Partiamo dalla considerazione che ci sono fluttuazioni del livello della politica per le quali non sempre un vantaggio apparente matura e si consolida ma al contrario si riduce. Esempio di questa situazione è la città di Trani che è passata da un governo cittadino apparentemente forte ad una situazione di emergenza che ne rallenta le scelte di sviluppo.
Meno problemi pare avere l’economia di Andria ma soprattutto per il grande supporto politico che questa ha avuto nell’ultimo decennio.
Barletta invece attraversa un momento molto oscuro a mio avviso questo indipendentemente dalle forze politiche al governo della città poiché spesso tra chi governa e chi si oppone vi sono situazioni di comodo (come la remunerazione che consiglieri ed assessori percepiscono) che impediscono la presa di coscienza.
Chi governa questa città ignora lo stato di degrado che attraversa gli strati sociali della collettività e produce un atteggiamento di “ripiego”. Vi sono grandi questioni che attendono risposte, oggettive e non politiche, quali Bar.S.A. e Nuova 167 e si attende invano da anni un inizio di virata al turismo.
Anche rispetto ai servizi offerti al cittadino non brilliamo di efficienza e la circolazione stradale rappresenta un grosso ostacolo alla qualità della vita.
Inutile richiamare l’immagine di Barletta capitale immaginata dal Candidato, adesso Sindaco.
Il rallentamento risiede nella ricerca di soluzioni “politiche” a questi temi i quali vanno affrontati con una capacità ed una competenza che prescindono dal favore o dal colonialismo politico. Il Comune va alleggerito di costi inutili e vanno invece convogliate somme importanti sui servizi e su un buon piano traffico in primo luogo.
L’altro grande ed essenziale tema è quello delle scelte urbanistiche che devono essere fatte per consentire l’accesso al mercato di nuovi capitali, non necessariamente solo locali.

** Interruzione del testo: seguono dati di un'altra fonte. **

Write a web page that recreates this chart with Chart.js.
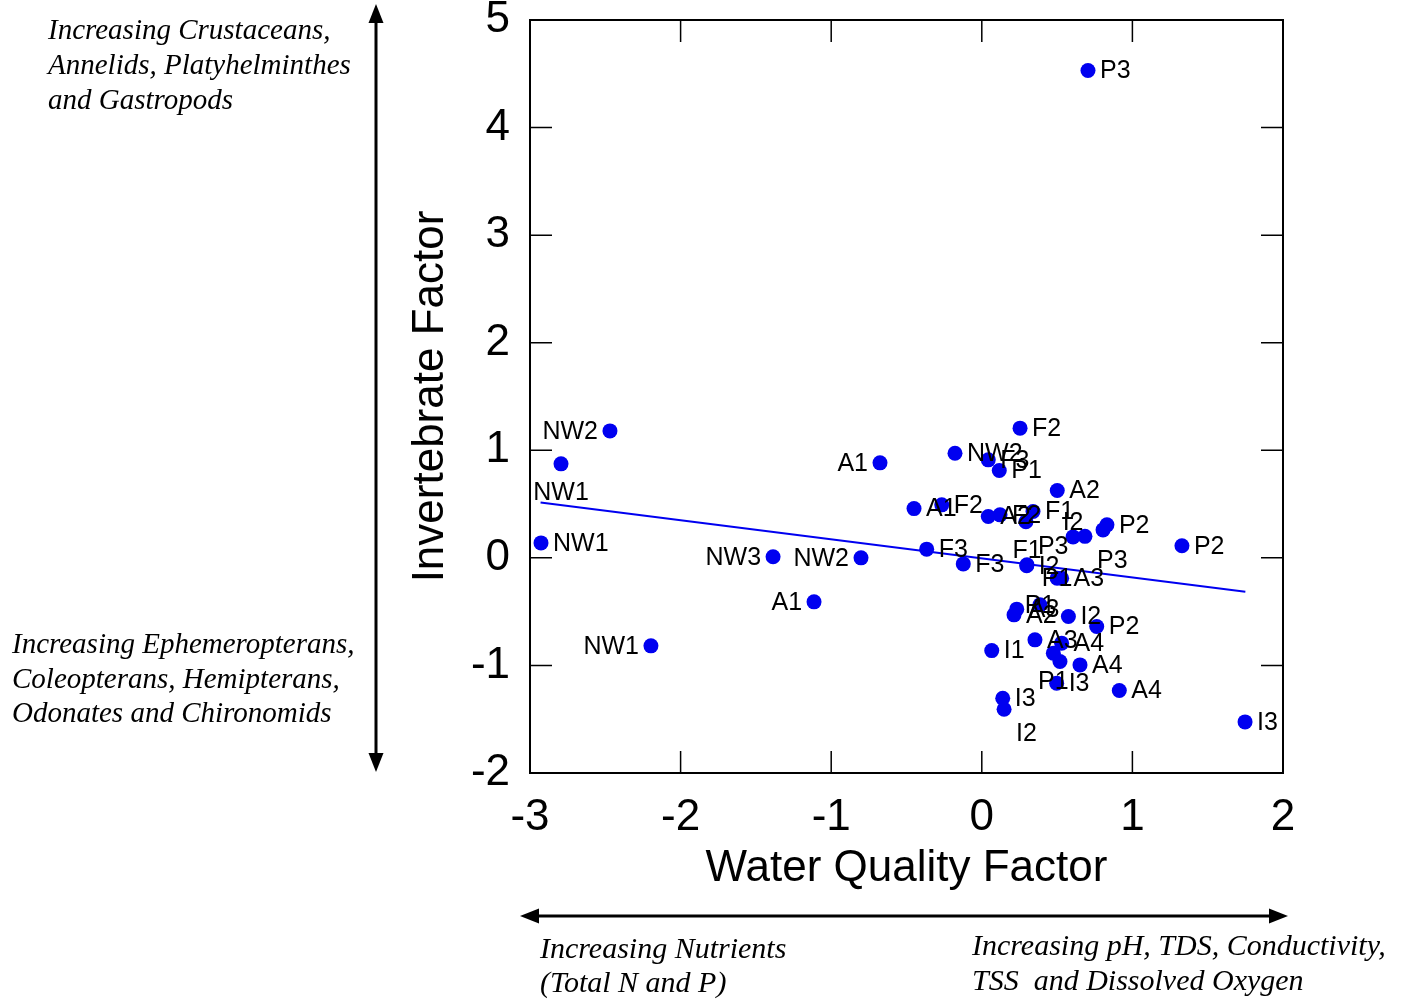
<!DOCTYPE html>
<html>
<head>
<meta charset="utf-8">
<script src="https://cdn.jsdelivr.net/npm/chart.js@4.4.0/dist/chart.umd.min.js"></script>
<style>
  body { margin: 0; background: #fff; }
</style>
</head>
<body>
<canvas id="myChart" width="1411" height="1003"></canvas>
<script>
// sampling site of each point
const siteLabels = [
    'P3', 'NW2', 'NW1', 'NW1', 'A1', 'NW3', 'NW2', 'A1', 'NW1', 'P2',
    'I3', 'F2', 'NW2', 'F3', 'P1', 'A2', 'A1', 'F2', 'A2', 'F2',
    'F1', 'P3', 'I2', 'P3', 'P2', '', 'F3', 'F3', 'I2', 'F1',
    'P1', 'A3', 'A3', 'A2', 'P1', 'I2', 'P2', 'A3', 'A4', 'P1',
    '', 'A4', 'I3', 'A4', 'I1', 'I3', 'I2'
];

// water quality factor scores (x)
const waterQuality = [
    0.705, -2.469, -2.794, -2.927, -0.676, -1.386, -0.802, -1.114, -2.197, 1.329,
    1.748, 0.254, -0.178, 0.043, 0.116, 0.501, -0.450, -0.266, 0.043, 0.121,
    0.340, 0.293, 0.606, 0.685, 0.831, 0.805, -0.366, -0.123, 0.298, 0.300,
    0.500, 0.530, 0.232, 0.214, 0.386, 0.575, 0.763, 0.353, 0.530, 0.475,
    0.519, 0.652, 0.497, 0.913, 0.066, 0.139, 0.148
];

// invertebrate factor scores (y)
const invertebrate = [
    4.53, 1.18, 0.874, 0.139, 0.883, 0.01, 0.0, -0.409, -0.818, 0.112,
    -1.525, 1.206, 0.973, 0.911, 0.812, 0.626, 0.458, 0.493, 0.384, 0.40,
    0.431, 0.335, 0.195, 0.200, 0.307, 0.26, 0.081, -0.056, -0.074, -0.065,
    -0.19, -0.19, -0.477, -0.53, -0.437, -0.545, -0.638, -0.762, -0.793, -0.886,
    -0.964, -0.995, -1.165, -1.233, -0.862, -1.305, -1.407
];

// fitted line, read at both ends
const trendX = [-2.93, 1.75];
const trendY = [0.515, -0.316];

const xTicks = [-3, -2, -1, 0, 1, 2];
const yTicks = [-2, -1, 0, 1, 2, 3, 4, 5];

// where each site label sits next to its dot
const labelSide = [
    'r', 'l', 'b', 'r', 'l', 'l', 'l', 'l', 'l', 'r',
    'r', 'r', 'r', 'r', 'r', 'r', 'r', 'r', 'r', 'r',
    'r', 'br', 'a', 'br', 'r', 'r', 'r', 'r', 'r', 'a',
    'c', 'r', 'r', 'r', 'c', 'r', 'r', 'r', 'r', 'b',
    'r', 'r', 'r', 'r', 'r', 'r', 'br'
];

const points = waterQuality.map(function(x, i) {
    return { x: x, y: invertebrate[i] };
});
const trend = trendX.map(function(x, i) {
    return { x: x, y: trendY[i] };
});

const blue = '#0000f0';
const sans = '"Liberation Sans", Arial, sans-serif';
const serif = '"Liberation Serif", "Times New Roman", serif';

const framePlugin = {
    id: 'frame',
    beforeDatasetsDraw(chart) {
        const c = chart.ctx;
        const a = chart.chartArea;
        const sx = chart.scales.x;
        const sy = chart.scales.y;
        c.save();
        c.strokeStyle = '#000';
        c.lineWidth = 2;
        c.strokeRect(a.left, a.top, a.right - a.left, a.bottom - a.top);
        c.lineWidth = 1.5;
        c.beginPath();
        xTicks.forEach(function(v) {
            const px = sx.getPixelForValue(v);
            c.moveTo(px, a.bottom); c.lineTo(px, a.bottom - 22);
            c.moveTo(px, a.top); c.lineTo(px, a.top + 22);
        });
        yTicks.forEach(function(v) {
            const py = sy.getPixelForValue(v);
            c.moveTo(a.left, py); c.lineTo(a.left + 22, py);
            c.moveTo(a.right, py); c.lineTo(a.right - 22, py);
        });
        c.stroke();
        c.restore();
    }
};

const labelPlugin = {
    id: 'siteLabels',
    afterDatasetsDraw(chart) {
        const c = chart.ctx;
        const meta = chart.getDatasetMeta(0);
        c.save();
        c.font = '25px ' + sans;
        c.fillStyle = '#000';
        c.textBaseline = 'middle';
        meta.data.forEach(function(pt, i) {
            const text = siteLabels[i];
            if (!text) return;
            const side = labelSide[i];
            let x = pt.x, y = pt.y + 1;
            if (side === 'r') { c.textAlign = 'left'; x += 12; }
            else if (side === 'l') { c.textAlign = 'right'; x -= 12; }
            else if (side === 'b') { c.textAlign = 'center'; y += 28; }
            else if (side === 'a') { c.textAlign = 'center'; y -= 15; }
            else if (side === 'br') { c.textAlign = 'left'; x += 12; y += 24; }
            else { c.textAlign = 'center'; }
            c.fillText(text, x, y);
        });
        c.restore();
    }
};

function arrowHead(c, tx, ty, dx, dy) {
    // tip at (tx,ty), pointing along (dx,dy)
    const len = 19, half = 7.5;
    const bx = tx - dx * len, by = ty - dy * len;
    c.beginPath();
    c.moveTo(tx, ty);
    c.lineTo(bx - dy * half, by + dx * half);
    c.lineTo(bx + dy * half, by - dx * half);
    c.closePath();
    c.fill();
}

const notesPlugin = {
    id: 'notes',
    afterDraw(chart) {
        const c = chart.ctx;
        c.save();
        c.strokeStyle = '#000';
        c.fillStyle = '#000';
        c.lineWidth = 3;
        c.beginPath();
        c.moveTo(376, 20); c.lineTo(376, 756);
        c.moveTo(536, 916); c.lineTo(1272, 916);
        c.stroke();
        arrowHead(c, 376, 4, 0, -1);
        arrowHead(c, 376, 772, 0, 1);
        arrowHead(c, 520, 916, -1, 0);
        arrowHead(c, 1288, 916, 1, 0);

        c.font = 'italic 29px ' + serif;
        c.textAlign = 'left';
        c.textBaseline = 'alphabetic';
        c.fillText('Increasing Crustaceans,', 48, 39);
        c.fillText('Annelids, Platyhelminthes', 48, 74);
        c.fillText('and Gastropods', 48, 109);
        c.fillText('Increasing Ephemeropterans,', 12, 653);
        c.fillText('Coleopterans, Hemipterans,', 12, 688);
        c.fillText('Odonates and Chironomids', 12, 722);
        c.font = 'italic 30px ' + serif;
        c.fillText('Increasing Nutrients', 540, 958);
        c.fillText('(Total N and P)', 540, 992);
        c.fillText('Increasing pH, TDS, Conductivity,', 972, 955);
        c.fillText('TSS  and Dissolved Oxygen', 972, 990);
        c.restore();
    }
};

const ctx = document.getElementById('myChart');

new Chart(ctx, {
    type: 'scatter',
    data: {
        datasets: [{
            data: points,
            pointRadius: 7.5,
            pointHoverRadius: 7.5,
            backgroundColor: blue,
            borderWidth: 0
        }, {
            type: 'line',
            data: trend,
            borderColor: blue,
            borderWidth: 2,
            pointRadius: 0,
            fill: false
        }]
    },
    options: {
        responsive: false,
        animation: false,
        events: [],
        layout: {
            padding: { left: 404, right: 128, top: 20, bottom: 108 }
        },
        plugins: {
            legend: { display: false },
            tooltip: { enabled: false }
        },
        scales: {
            x: {
                type: 'linear',
                min: -3,
                max: 2,
                afterBuildTicks: function(scale) {
                    scale.ticks = xTicks.map(function(v) { return { value: v }; });
                },
                ticks: { color: '#000', padding: 10, font: { family: sans, size: 44 } },
                grid: { display: false },
                border: { display: false },
                title: {
                    display: true,
                    text: 'Water Quality Factor',
                    color: '#000',
                    padding: 0,
                    font: { family: sans, size: 44 }
                },
                afterFit: function(scale) {
                    scale.height = 122;
                    scale.paddingLeft = 0;
                    scale.paddingRight = 0;
                }
            },
            y: {
                type: 'linear',
                min: -2,
                max: 5,
                afterBuildTicks: function(scale) {
                    scale.ticks = yTicks.map(function(v) { return { value: v }; });
                },
                ticks: { color: '#000', padding: 12, font: { family: sans, size: 44 } },
                grid: { display: false },
                border: { display: false },
                title: {
                    display: true,
                    text: 'Invertebrate Factor',
                    color: '#000',
                    padding: 0,
                    font: { family: sans, size: 44 }
                },
                afterFit: function(scale) {
                    scale.width = 126;
                    scale.paddingTop = 0;
                    scale.paddingBottom = 0;
                }
            }
        }
    },
    plugins: [framePlugin, labelPlugin, notesPlugin]
});
</script>
</body>
</html>
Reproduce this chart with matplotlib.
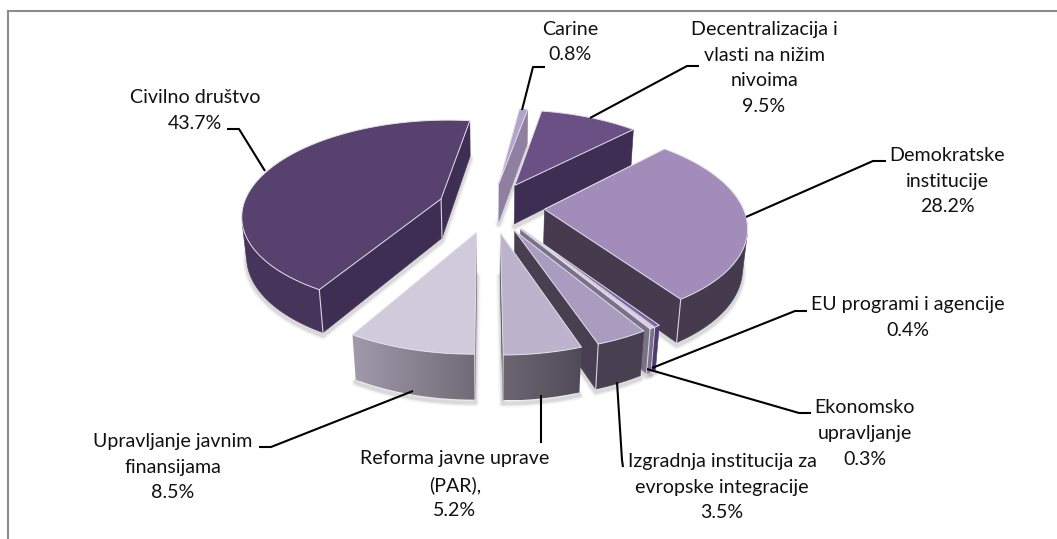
#!/usr/bin/env python3
import matplotlib
matplotlib.use("Agg")
import matplotlib.pyplot as plt
from matplotlib.colors import to_rgb
from matplotlib.patches import Polygon
import numpy as np

# chart data, clockwise from the first slice
categories = [
    "Carine",
    "Decentralizacija i\nvlasti na nižim\nnivoima",
    "Demokratske\ninstitucije",
    "EU programi i agencije",
    "Ekonomsko\nupravljanje",
    "Izgradnja institucija za\nevropske integracije",
    "Reforma javne uprave\n(PAR),",
    "Upravljanje javnim\nfinansijama",
    "Civilno društvo",
]
shares = [0.8, 9.5, 28.2, 0.4, 0.3, 3.5, 5.2, 8.5, 43.7]

# styles per slice: top face, rim left, rim right, flat cut faces
top_colors = ["#B3A3CA", "#6B5086", "#A28DBA", "#7D62A3", "#D8D0E4", "#A99CBF", "#BDB3CC", "#D0CBDB", "#57426F"]
side_a = ["#8F7FA0", "#42305A", "#463B4E", "#4D3C70", "#7A7288", "#484050", "#6A6672", "#A09AAA", "#46345A"]
side_b = ["#8F7FA0", "#42305A", "#463B4E", "#4D3C70", "#7A7288", "#484050", "#504B58", "#6F6C78", "#46345A"]
flat_colors = ["#8F7FA0", "#3F2E54", "#463B4E", "#4D3C70", "#7A7288", "#484050", "#504B58", "#6F6C78", "#3F2E54"]

# layout in pixels: label centre and leader line
label_xy = [(570, 42), (764, 68), (947, 181), (908, 317.5), (865, 433.5), (722, 487), (455, 484.5), (173, 467), (195, 110.5)]
leaders = [
    [(522, 110), (533, 67), (545, 67)],
    [(590, 118), (687, 66), (699, 66)],
    [(746, 217), (873, 161), (886, 161)],
    [(652, 368), (795, 311), (807, 311)],
    [(647, 369), (799, 413), (811, 413)],
    [(617, 382), (622, 460), (623, 467)],
    [(541, 395), (541, 443)],
    [(413, 391), (271, 447), (259, 447)],
    [(265, 171), (239, 129), (227, 129)],
]

# pie geometry
ROTATION = 7.5
EXPLODE = 0.27
HEIGHT = 0.23
TILT = np.arcsin(0.472)
CAM_DIST = 5.6
FOCAL = 1110.0
CX, CY = 491.0, 207.0


def project(x, y, z):
    w = CAM_DIST + y * np.cos(TILT) - z * np.sin(TILT)
    v = y * np.sin(TILT) + z * np.cos(TILT)
    return CX + FOCAL * x / w, CY - FOCAL * v / w


def area(pts):
    p = np.array(pts)
    q = np.roll(p, -1, axis=0)
    return 0.5 * np.sum(p[:, 0] * q[:, 1] - q[:, 0] * p[:, 1])


fig = plt.figure(figsize=(10.57, 5.39), dpi=100)
ax = fig.add_axes([0, 0, 1, 1])
ax.axis("off")

# chart frame, only left and top fall inside the picture
ax.plot([7.5, 7.5, 1057], [539, 10.5, 10.5], color="#8C8C8C", lw=1.5, solid_joinstyle="miter", zorder=1)

total = sum(shares)
edges = ROTATION + np.concatenate([[0], np.cumsum(shares)]) / total * 360.0

slices = []
for i in range(len(shares)):
    t0, t1 = edges[i], edges[i + 1]
    mid = np.radians((t0 + t1) / 2)
    ox, oy = EXPLODE * np.sin(mid), EXPLODE * np.cos(mid)
    th = np.radians(np.linspace(t0, t1, max(int(t1 - t0) * 2, 4) + 1))
    wx = np.concatenate([[ox], ox + np.sin(th)])
    wy = np.concatenate([[oy], oy + np.cos(th)])
    slices.append((np.cos(mid), i, wx, wy))

# soft shadow under the pie
for _, i, wx, wy in slices:
    sx, sy = project(wx, wy, -HEIGHT)
    for lw, al in [(6, 0.03), (4, 0.05), (2.5, 0.07)]:
        ax.add_patch(Polygon(np.column_stack([sx, sy + 3]), closed=True, fc="none", ec=(0, 0, 0, al), lw=lw,
                             joinstyle="round", zorder=2))

# back slices first
z = 10
for _, i, wx, wy in sorted(slices, key=lambda s: -s[0]):
    tx, ty = project(wx, wy, 0.0)
    bx, by = project(wx, wy, -HEIGHT)
    n = len(tx)

    def quad(a, b):
        return [(tx[a], ty[a]), (tx[b], ty[b]), (bx[b], by[b]), (bx[a], by[a])]

    # flat cut faces
    first = quad(0, 1)
    last = quad(n - 1, 0)
    first_vis = area(first) < 0
    last_vis = area(last) < 0
    for face, vis in [(first, first_vis), (last, last_vis)]:
        if vis:
            z += 1
            ax.add_patch(Polygon(face, closed=True, fc=flat_colors[i], ec=flat_colors[i], lw=0.4, zorder=z))

    # outer rim, only the run of pieces that faces the viewer
    seg_vis = [area(quad(k, k + 1)) < 0 for k in range(1, n - 1)]
    idx = [k for k, vis in zip(range(1, n - 1), seg_vis) if vis]
    if idx:
        a, b = idx[0], idx[-1] + 1
        outline = np.column_stack([np.r_[tx[a:b + 1], bx[a:b + 1][::-1]], np.r_[ty[a:b + 1], by[a:b + 1][::-1]]])
        z += 1
        if side_a[i] == side_b[i]:
            ax.add_patch(Polygon(outline, closed=True, fc=side_a[i], ec=side_a[i], lw=0.4, zorder=z))
        else:
            left, right = np.array(to_rgb(side_a[i])), np.array(to_rgb(side_b[i]))
            grad = np.linspace(left, right, 64)[np.newaxis, :, :]
            clip = Polygon(outline, closed=True, transform=ax.transData)
            im = ax.imshow(grad, extent=(outline[:, 0].min(), outline[:, 0].max(), outline[:, 1].max(), outline[:, 1].min()),
                           aspect="auto", interpolation="bilinear", zorder=z)
            im.set_clip_path(clip)

    # light vertical corners between two visible faces
    corners = []
    if first_vis and seg_vis[0]:
        corners.append(1)
    if last_vis and seg_vis[-1]:
        corners.append(n - 1)
    if first_vis and last_vis:
        corners.append(0)
    z += 1
    for k in corners:
        ax.plot([tx[k], bx[k]], [ty[k], by[k]], color="#D9D5E0", lw=0.8, zorder=z)

    z += 1
    ax.add_patch(Polygon(np.column_stack([tx, ty]), closed=True, fc=top_colors[i], ec="#E4E0EA", lw=0.7,
                         joinstyle="round", zorder=z))

# labels and leader lines
z += 1
for name, val, (lx, ly), line in zip(categories, shares, label_xy, leaders):
    xs, ys = zip(*line)
    ax.plot(xs, ys, color="black", lw=1.5, solid_capstyle="butt", solid_joinstyle="round", zorder=z)
    ax.text(lx, ly, f"{name}\n{val}%", ha="center", va="center", multialignment="center",
            fontsize=14.1, family=["Lato", "DejaVu Sans"], color="#111111", linespacing=1.62, zorder=z)

ax.set_xlim(0, 1057)
ax.set_ylim(539, 0)
fig.savefig("out.png", dpi=100)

Le scelte devono essere di ampio respiro perché devono portare ad una netta e pacifica convivenza tra l’edilizia privata e quella convenzionata realizzando così anche una gradualità del mercato immobiliare che in questo momento manca.
Dobbiamo consentire l’accesso alla casa a diversi livelli ed a costi diversi per facilitare anche l’arrivo di ulteriori cittadini dai contesti limitrofi. Vanno ricercati nuovi ed importanti spazi per l’edilizia privata e ridotti i tempi per realizzare una consistente edilizia convenzionata.
Questo significa prima di ogni altra cosa un nuovo Piano Regolatore che coraggiosamente rompa col passato e tracci i contorni della Barletta che sarà con un orizzonte temporale rinnovato.
Oltre i grandi temi connessi alla viabilità oltre che all’urbanistica ovvero tralicci da interrare passaggi a livello da eliminare, ci sono dei vincoli urbanistici che vanno assolutamente rimossi perché impediscono un corretto sviluppo della città e mi riferisco ai quartieri industriali che ostacolano lo sviluppo della città.
Un serio e credibile programma politico dovrebbe essere condiviso da maggioranza ed opposizione e condiviso con le realtà produttive, imprenditoriali e sociali per definire dei grandi temi rispetto ai quali non si può attendere e bisogna tenere salda la direzione nel tempo anche quando cambino le amministrazioni, una sorta di patto generazionale finalizzato allo sviluppo locale.